Searching for Terrorists

  • 8-Jan-2010

What if finding that one bit of information is of vital importance? Well, it may not have been the main story angle taken on last month's attempted terrorist attack over Detroit in the United States, but we've certainly heard a lot about how better information management and cross-border collaboration might have prevented the attempted airline bombing.

Or as U.S. President Obama was quoted as saying, "This was not a failure to collect intelligence; it was a failure to integrate and understand the intelligence that we already had. The information was there, agencies and analysts who needed it had access to it, and our professionals were trained to look for it and to bring it all together."

How is it possible the dots weren't connected? We've grown accustomed to seeing movies and series where searches instantly bring up all the relevant information. Then there's hush-hush operations like ECHELON supposedly filtering all of our communications (we can say with some certainty it exists, but nobody really knows what it does). So we automatically assume that all the content is there, and through some inconceivably complex software, it leads to actionable information. You and I, of course, have no access to such technology, but certainly the intelligence agencies have it, right?

Maybe. In our Search & Information Access research, there's plenty of familiar software that we've heard about from major intelligence agencies in the U.S., UK and France. For instance, Autonomy will gladly tell you their IDOL is being used by many agencies (among them, the U.S. Department of Homeland Security, and also my local Dutch counter-terrorism agencies). Sinequa is used by the Ministry of Defense in France, and also correlates related crimes logged by Parisian police forces. Or there's the CIA, which has shown an interest in Lucene Solr; so they invested in Lucid Imagination (which specializes in that technology). And therein lies the point: in all these cases, the software doesn't just magically achieve the end result of successful crime or terrorism prevention. It takes work to be sure the technology is pulling the right information together, and even more work to make sure someone acts on it. 

So is a "lowered threshold for information considered important enough to put suspicious individuals on a no-fly list or revoke their visas" the real answer here? In information retrieval terms, that's increasing the recall at the cost of precision. And yes, a large part of this is an information access problem. It's about common problems such as uniquely identifying a person (especially if there are several different spellings of a name, as there was in this case). It's about connecting various databases and (geographically disparate) repositories, and federating search across them. And then once all that is achieved, and the relevant data is flagged: someone has to do something about it.

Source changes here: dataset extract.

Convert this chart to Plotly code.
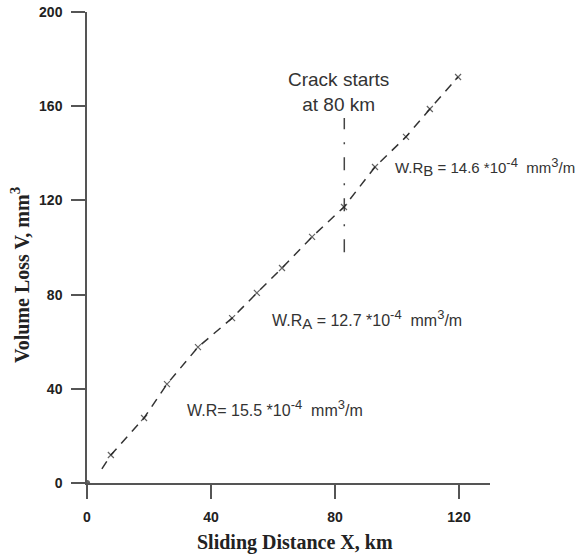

Your organization's need to retrieve, correlate and act on information may not be in an equally serious domain; still, you likely have a similar challenge. You need to not only decide what information is important, but how it should be weighted, correlated and acted upon. This is an ongoing challenge for those trying to get search right - and it's a challenge that never ends. Your information needs constant tending, trends need to be analyzed, and subsequent courses of action put in place.

It's the complete process of retrieving, correlating, and acting on relevant information -- not just finding it -- that makes all the difference.